AirTac exhibits stable cross-domain performance: While not the highest in IID, it shows the smallest OOD decline, suggesting RF-specific architecture designs benefit robustness.
Freq vs. Time Domain: Dual-channel frequency representation outperforms time-domain and pure complex-valued processing.
Regulatory bands are viable: Performance under P4/P5 remains usable despite being lower than the full band, validating feasibility for real deployment.

Highlights & Insights¶

First Open-Source RF Material Dataset: Much like ImageNet propelled vision research, RF-MatID aims to standardize RF sensing research. The open-source policy is a major contribution.
Regulatory-Aware Design: Incorporating legal compliance into the benchmark design directly aids the transition from research to deployment.
Systematic Geometric Perturbations: The grid-based acquisition for distance and angle provides a methodology applicable to other sensing modalities (e.g., LiDAR, ultrasonic).

Limitations & Future Work¶

Limited Material Variety: 16 categories are relatively few compared to real environments containing liquids, fabrics, metals, etc.
Single Sensing Platform: Data from a single hardware set limits knowledge of cross-device generalization.
Controlled Indoor Environment: Multi-path interference and occlusion in real-world settings are not yet considered.
Narrow Angle Range: Only 0-10°; robotic operations may involve 0-90° variations.
Lack of Multi-modal Benchmarks: No corresponding visual or tactile data is provided for multi-modal fusion research.

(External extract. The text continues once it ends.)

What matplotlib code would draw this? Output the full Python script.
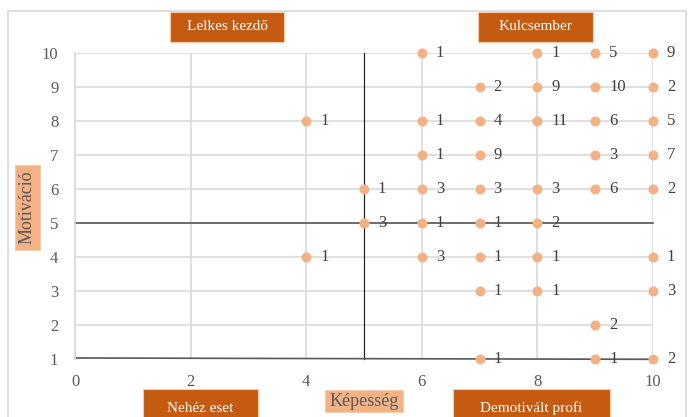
import matplotlib.pyplot as plt
from matplotlib.patches import Rectangle

plt.rcParams['font.family'] = ['Liberation Serif', 'DejaVu Serif']

# skill (Képesség), motivation (Motiváció), number of people
kepesseg = [4, 4,
            5, 5,
            6, 6, 6, 6, 6, 6,
            7, 7, 7, 7, 7, 7, 7, 7,
            8, 8, 8, 8, 8, 8, 8,
            9, 9, 9, 9, 9, 9, 9,
            10, 10, 10, 10, 10, 10, 10, 10]
motivacio = [8, 4,
             6, 5,
             10, 8, 7, 6, 5, 4,
             9, 8, 7, 6, 5, 4, 3, 1,
             10, 9, 8, 6, 5, 4, 3,
             10, 9, 8, 7, 6, 2, 1,
             10, 9, 8, 7, 6, 4, 3, 1]
letszam = [1, 1,
           1, 3,
           1, 1, 1, 3, 1, 3,
           2, 4, 9, 3, 1, 1, 1, 1,
           1, 9, 11, 3, 2, 1, 1,
           5, 10, 6, 3, 6, 2, 1,
           9, 2, 5, 7, 2, 1, 3, 2]

# quadrant divider lines
hatar_x = [0, 10]
hatar_y = [5, 5]
fugg_x = [5, 5]
fugg_y = [1, 10]
also_x = [0, 10]
also_y = [1.03, 0.99]

W, H = 688, 417
fig = plt.figure(figsize=(W / 100, H / 100), dpi=100)
ax = fig.add_axes([75 / W, 1 - 359 / H, (653 - 75) / W, (359 - 53) / H])

ax.set_xlim(0, 10)
ax.set_ylim(1, 10)
ax.set_xticks(range(0, 11, 2))
ax.set_yticks(range(1, 11))
ax.grid(True, color='#D9D9D9', linewidth=1.2)
ax.set_axisbelow(True)
for s in ['top', 'right', 'bottom']:
    ax.spines[s].set_visible(False)
ax.spines['left'].set_color('#D9D9D9')
ax.spines['left'].set_linewidth(1.2)
ax.tick_params(length=0, labelsize=12, labelcolor='#595959')
ax.tick_params(axis='x', pad=11)
ax.tick_params(axis='y', pad=12)

ax.plot(hatar_x, hatar_y, color='#595959', linewidth=1.2, clip_on=False, zorder=2)
ax.plot(fugg_x, fugg_y, color='#262626', linewidth=0.9, clip_on=False, zorder=2)
ax.plot(also_x, also_y, color='#595959', linewidth=1.2, clip_on=False, zorder=2)

ax.scatter(kepesseg, motivacio, s=38, color='#F4B183', zorder=3, clip_on=False)
for x, y, n in zip(kepesseg, motivacio, letszam):
    ax.annotate(str(n), (x, y), xytext=(10, 0), textcoords='offset points',
                va='center', ha='left', fontsize=12, color='#404040')

# outer chart frame
fig.patches.append(Rectangle((8 / W, -0.1), (686 - 8) / W, 1.1 - 11 / H,
                             transform=fig.transFigure, fill=False,
                             edgecolor='#D9D9D9', linewidth=1.2))


def box(x0, y0, x1, y1, text, face, tcolor, size, rot=0):
    fig.patches.append(Rectangle((x0 / W, 1 - y1 / H), (x1 - x0) / W, (y1 - y0) / H,
                                 transform=fig.transFigure, facecolor=face,
                                 edgecolor='#F8CBAD', linewidth=0.8, zorder=5))
    fig.text((x0 + x1) / 2 / W, 1 - (y0 + y1) / 2 / H, text, ha='center', va='center',
             color=tcolor, fontsize=size, rotation=rot, zorder=6)


box(170, 12, 284, 42, 'Lelkes kezdő', '#C55A11', 'white', 11)
box(478, 12, 593, 42, 'Kulcsember', '#C55A11', 'white', 11)
box(143, 389, 258, 428, 'Nehéz eset', '#C55A11', 'white', 11)
box(453, 389, 610, 428, 'Demotivált profi', '#C55A11', 'white', 11)
box(325, 390, 403, 412, 'Képesség', '#F4B183', '#595959', 13)
box(15, 165, 40, 250, 'Motiváció', '#F4B183', '#595959', 13, rot=90)

fig.savefig('out.png', dpi=100)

vs. VNA-based datasets (he2022accurate, shanbhag2023contactless): Offers wider bandwidth (39.5 GHz vs. 4 GHz) and is open-source.
vs. Wi-Fi/RFID datasets: Higher signal quality via coherent transceivers but requires specialized hardware.
Provides a foundational resource for material perception in embodied AI as an RF branch baseline.

Rating¶

Novelty: ⭐⭐⭐⭐ First open-source wideband RF material dataset, filling a critical gap.
Experimental Thoroughness: ⭐⭐⭐⭐ 9 models × 5 protocols × 7 splits; comprehensive coverage.
Writing Quality: ⭐⭐⭐⭐ Well-structured with detailed background.
Value: ⭐⭐⭐⭐ Dataset contribution provides lasting utility for the field.